## THE REQUEST
With the images removed, repeat the data below exactly.

## SUPPLIED INFORMATION
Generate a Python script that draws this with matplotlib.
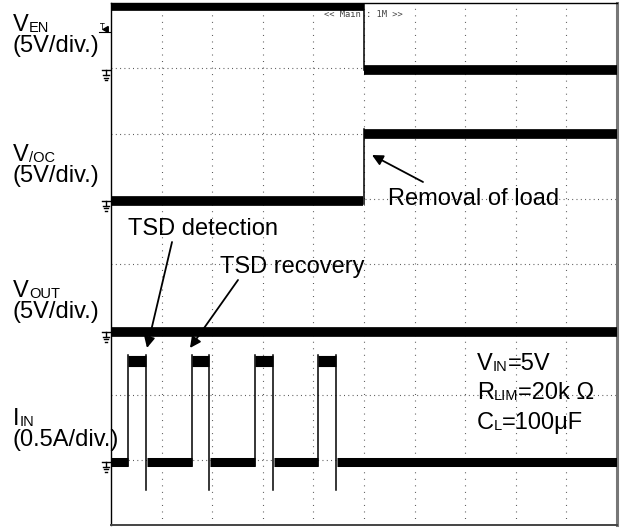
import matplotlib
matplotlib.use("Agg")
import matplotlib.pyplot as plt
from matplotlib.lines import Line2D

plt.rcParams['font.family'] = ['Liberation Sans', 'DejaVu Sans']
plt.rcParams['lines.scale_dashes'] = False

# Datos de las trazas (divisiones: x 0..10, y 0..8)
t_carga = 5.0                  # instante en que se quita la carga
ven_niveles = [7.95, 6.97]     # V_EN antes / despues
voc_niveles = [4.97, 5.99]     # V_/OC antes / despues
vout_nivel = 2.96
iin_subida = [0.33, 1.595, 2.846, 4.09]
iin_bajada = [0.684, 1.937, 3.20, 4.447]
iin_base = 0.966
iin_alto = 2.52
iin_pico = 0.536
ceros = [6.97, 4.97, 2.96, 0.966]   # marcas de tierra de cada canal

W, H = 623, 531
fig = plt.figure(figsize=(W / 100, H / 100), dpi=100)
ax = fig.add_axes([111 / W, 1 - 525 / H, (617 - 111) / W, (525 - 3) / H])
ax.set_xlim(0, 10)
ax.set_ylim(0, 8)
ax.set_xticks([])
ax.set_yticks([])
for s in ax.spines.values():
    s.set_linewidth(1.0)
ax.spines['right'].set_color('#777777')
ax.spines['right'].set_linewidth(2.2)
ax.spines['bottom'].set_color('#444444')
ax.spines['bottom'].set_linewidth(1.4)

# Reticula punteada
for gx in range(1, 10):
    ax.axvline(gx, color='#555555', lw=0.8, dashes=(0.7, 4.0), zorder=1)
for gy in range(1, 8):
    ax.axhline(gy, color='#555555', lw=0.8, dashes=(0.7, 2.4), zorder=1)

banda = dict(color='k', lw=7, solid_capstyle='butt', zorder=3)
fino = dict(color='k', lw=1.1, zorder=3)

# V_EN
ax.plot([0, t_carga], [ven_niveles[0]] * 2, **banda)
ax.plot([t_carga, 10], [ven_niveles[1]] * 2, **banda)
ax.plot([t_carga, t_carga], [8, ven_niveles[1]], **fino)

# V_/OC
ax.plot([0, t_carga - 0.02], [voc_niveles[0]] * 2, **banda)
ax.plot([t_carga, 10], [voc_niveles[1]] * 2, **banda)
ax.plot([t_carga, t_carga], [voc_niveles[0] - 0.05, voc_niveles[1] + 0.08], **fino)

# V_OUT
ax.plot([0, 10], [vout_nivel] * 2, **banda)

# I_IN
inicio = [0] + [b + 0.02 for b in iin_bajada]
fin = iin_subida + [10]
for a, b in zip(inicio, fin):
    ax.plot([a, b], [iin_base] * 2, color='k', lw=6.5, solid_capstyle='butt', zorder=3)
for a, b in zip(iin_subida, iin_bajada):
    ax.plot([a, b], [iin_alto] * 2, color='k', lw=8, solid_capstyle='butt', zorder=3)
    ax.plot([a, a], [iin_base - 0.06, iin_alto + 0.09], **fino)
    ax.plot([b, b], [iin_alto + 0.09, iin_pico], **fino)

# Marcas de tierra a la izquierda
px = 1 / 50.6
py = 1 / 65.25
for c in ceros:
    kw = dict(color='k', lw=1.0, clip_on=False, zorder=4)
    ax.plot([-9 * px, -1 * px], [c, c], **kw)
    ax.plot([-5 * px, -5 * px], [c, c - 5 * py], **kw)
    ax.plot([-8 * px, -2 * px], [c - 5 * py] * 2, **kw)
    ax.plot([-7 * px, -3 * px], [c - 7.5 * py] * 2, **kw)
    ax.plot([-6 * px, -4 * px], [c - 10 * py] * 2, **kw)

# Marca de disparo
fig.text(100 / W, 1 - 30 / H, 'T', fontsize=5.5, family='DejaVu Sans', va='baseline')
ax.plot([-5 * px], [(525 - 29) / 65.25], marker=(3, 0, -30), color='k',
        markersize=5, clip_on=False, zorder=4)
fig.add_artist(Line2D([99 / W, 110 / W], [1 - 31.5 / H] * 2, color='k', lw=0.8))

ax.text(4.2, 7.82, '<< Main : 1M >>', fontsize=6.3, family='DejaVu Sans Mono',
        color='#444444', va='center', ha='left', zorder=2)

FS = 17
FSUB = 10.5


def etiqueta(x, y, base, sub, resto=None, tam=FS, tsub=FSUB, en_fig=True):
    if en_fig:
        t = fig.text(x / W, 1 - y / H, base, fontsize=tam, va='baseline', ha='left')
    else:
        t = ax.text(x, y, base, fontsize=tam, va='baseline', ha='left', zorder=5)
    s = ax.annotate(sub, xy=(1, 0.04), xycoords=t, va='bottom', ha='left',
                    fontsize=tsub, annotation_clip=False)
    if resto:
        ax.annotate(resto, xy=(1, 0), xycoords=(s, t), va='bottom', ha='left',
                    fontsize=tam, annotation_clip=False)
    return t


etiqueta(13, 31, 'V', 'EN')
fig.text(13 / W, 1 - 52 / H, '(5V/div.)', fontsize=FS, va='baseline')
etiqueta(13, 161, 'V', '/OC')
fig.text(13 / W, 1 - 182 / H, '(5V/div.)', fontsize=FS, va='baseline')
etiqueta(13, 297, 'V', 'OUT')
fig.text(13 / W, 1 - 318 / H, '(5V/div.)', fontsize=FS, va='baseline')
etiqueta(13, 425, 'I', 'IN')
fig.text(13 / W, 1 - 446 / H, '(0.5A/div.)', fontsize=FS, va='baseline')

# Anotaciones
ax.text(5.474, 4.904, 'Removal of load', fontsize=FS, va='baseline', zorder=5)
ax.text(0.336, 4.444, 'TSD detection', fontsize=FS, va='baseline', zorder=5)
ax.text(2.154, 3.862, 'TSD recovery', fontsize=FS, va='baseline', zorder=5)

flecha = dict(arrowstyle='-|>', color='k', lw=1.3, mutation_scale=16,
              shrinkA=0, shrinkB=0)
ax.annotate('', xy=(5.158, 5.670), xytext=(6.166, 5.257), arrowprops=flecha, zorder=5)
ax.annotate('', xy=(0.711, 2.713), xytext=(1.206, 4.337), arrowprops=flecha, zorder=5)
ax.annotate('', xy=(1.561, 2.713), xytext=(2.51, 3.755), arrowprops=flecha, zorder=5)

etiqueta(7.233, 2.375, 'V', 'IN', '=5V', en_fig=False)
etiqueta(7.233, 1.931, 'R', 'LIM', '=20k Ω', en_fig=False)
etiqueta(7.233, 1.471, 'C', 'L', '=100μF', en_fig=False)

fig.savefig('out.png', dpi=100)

## RESULT OF THIS EXERCISE
Generate a Python script that draws this with matplotlib.
import matplotlib
matplotlib.use("Agg")
import matplotlib.pyplot as plt
from matplotlib.lines import Line2D

plt.rcParams['font.family'] = ['Liberation Sans', 'DejaVu Sans']
plt.rcParams['lines.scale_dashes'] = False

# Datos de las trazas (divisiones: x 0..10, y 0..8)
t_carga = 5.0                  # instante en que se quita la carga
ven_niveles = [7.95, 6.97]     # V_EN antes / despues
voc_niveles = [4.97, 5.99]     # V_/OC antes / despues
vout_nivel = 2.96
iin_subida = [0.33, 1.595, 2.846, 4.09]
iin_bajada = [0.684, 1.937, 3.20, 4.447]
iin_base = 0.966
iin_alto = 2.52
iin_pico = 0.536
ceros = [6.97, 4.97, 2.96, 0.966]   # marcas de tierra de cada canal

W, H = 623, 531
fig = plt.figure(figsize=(W / 100, H / 100), dpi=100)
ax = fig.add_axes([111 / W, 1 - 525 / H, (617 - 111) / W, (525 - 3) / H])
ax.set_xlim(0, 10)
ax.set_ylim(0, 8)
ax.set_xticks([])
ax.set_yticks([])
for s in ax.spines.values():
    s.set_linewidth(1.0)
ax.spines['right'].set_color('#777777')
ax.spines['right'].set_linewidth(2.2)
ax.spines['bottom'].set_color('#444444')
ax.spines['bottom'].set_linewidth(1.4)

# Reticula punteada
for gx in range(1, 10):
    ax.axvline(gx, color='#555555', lw=0.8, dashes=(0.7, 4.0), zorder=1)
for gy in range(1, 8):
    ax.axhline(gy, color='#555555', lw=0.8, dashes=(0.7, 2.4), zorder=1)

banda = dict(color='k', lw=7, solid_capstyle='butt', zorder=3)
fino = dict(color='k', lw=1.1, zorder=3)

# V_EN
ax.plot([0, t_carga], [ven_niveles[0]] * 2, **banda)
ax.plot([t_carga, 10], [ven_niveles[1]] * 2, **banda)
ax.plot([t_carga, t_carga], [8, ven_niveles[1]], **fino)

# V_/OC
ax.plot([0, t_carga - 0.02], [voc_niveles[0]] * 2, **banda)
ax.plot([t_carga, 10], [voc_niveles[1]] * 2, **banda)
ax.plot([t_carga, t_carga], [voc_niveles[0] - 0.05, voc_niveles[1] + 0.08], **fino)

# V_OUT
ax.plot([0, 10], [vout_nivel] * 2, **banda)

# I_IN
inicio = [0] + [b + 0.02 for b in iin_bajada]
fin = iin_subida + [10]
for a, b in zip(inicio, fin):
    ax.plot([a, b], [iin_base] * 2, color='k', lw=6.5, solid_capstyle='butt', zorder=3)
for a, b in zip(iin_subida, iin_bajada):
    ax.plot([a, b], [iin_alto] * 2, color='k', lw=8, solid_capstyle='butt', zorder=3)
    ax.plot([a, a], [iin_base - 0.06, iin_alto + 0.09], **fino)
    ax.plot([b, b], [iin_alto + 0.09, iin_pico], **fino)

# Marcas de tierra a la izquierda
px = 1 / 50.6
py = 1 / 65.25
for c in ceros:
    kw = dict(color='k', lw=1.0, clip_on=False, zorder=4)
    ax.plot([-9 * px, -1 * px], [c, c], **kw)
    ax.plot([-5 * px, -5 * px], [c, c - 5 * py], **kw)
    ax.plot([-8 * px, -2 * px], [c - 5 * py] * 2, **kw)
    ax.plot([-7 * px, -3 * px], [c - 7.5 * py] * 2, **kw)
    ax.plot([-6 * px, -4 * px], [c - 10 * py] * 2, **kw)

# Marca de disparo
fig.text(100 / W, 1 - 30 / H, 'T', fontsize=5.5, family='DejaVu Sans', va='baseline')
ax.plot([-5 * px], [(525 - 29) / 65.25], marker=(3, 0, -30), color='k',
        markersize=5, clip_on=False, zorder=4)
fig.add_artist(Line2D([99 / W, 110 / W], [1 - 31.5 / H] * 2, color='k', lw=0.8))

ax.text(4.2, 7.82, '<< Main : 1M >>', fontsize=6.3, family='DejaVu Sans Mono',
        color='#444444', va='center', ha='left', zorder=2)

FS = 17
FSUB = 10.5


def etiqueta(x, y, base, sub, resto=None, tam=FS, tsub=FSUB, en_fig=True):
    if en_fig:
        t = fig.text(x / W, 1 - y / H, base, fontsize=tam, va='baseline', ha='left')
    else:
        t = ax.text(x, y, base, fontsize=tam, va='baseline', ha='left', zorder=5)
    s = ax.annotate(sub, xy=(1, 0.04), xycoords=t, va='bottom', ha='left',
                    fontsize=tsub, annotation_clip=False)
    if resto:
        ax.annotate(resto, xy=(1, 0), xycoords=(s, t), va='bottom', ha='left',
                    fontsize=tam, annotation_clip=False)
    return t


etiqueta(13, 31, 'V', 'EN')
fig.text(13 / W, 1 - 52 / H, '(5V/div.)', fontsize=FS, va='baseline')
etiqueta(13, 161, 'V', '/OC')
fig.text(13 / W, 1 - 182 / H, '(5V/div.)', fontsize=FS, va='baseline')
etiqueta(13, 297, 'V', 'OUT')
fig.text(13 / W, 1 - 318 / H, '(5V/div.)', fontsize=FS, va='baseline')
etiqueta(13, 425, 'I', 'IN')
fig.text(13 / W, 1 - 446 / H, '(0.5A/div.)', fontsize=FS, va='baseline')

# Anotaciones
ax.text(5.474, 4.904, 'Removal of load', fontsize=FS, va='baseline', zorder=5)
ax.text(0.336, 4.444, 'TSD detection', fontsize=FS, va='baseline', zorder=5)
ax.text(2.154, 3.862, 'TSD recovery', fontsize=FS, va='baseline', zorder=5)

flecha = dict(arrowstyle='-|>', color='k', lw=1.3, mutation_scale=16,
              shrinkA=0, shrinkB=0)
ax.annotate('', xy=(5.158, 5.670), xytext=(6.166, 5.257), arrowprops=flecha, zorder=5)
ax.annotate('', xy=(0.711, 2.713), xytext=(1.206, 4.337), arrowprops=flecha, zorder=5)
ax.annotate('', xy=(1.561, 2.713), xytext=(2.51, 3.755), arrowprops=flecha, zorder=5)

etiqueta(7.233, 2.375, 'V', 'IN', '=5V', en_fig=False)
etiqueta(7.233, 1.931, 'R', 'LIM', '=20k Ω', en_fig=False)
etiqueta(7.233, 1.471, 'C', 'L', '=100μF', en_fig=False)

fig.savefig('out.png', dpi=100)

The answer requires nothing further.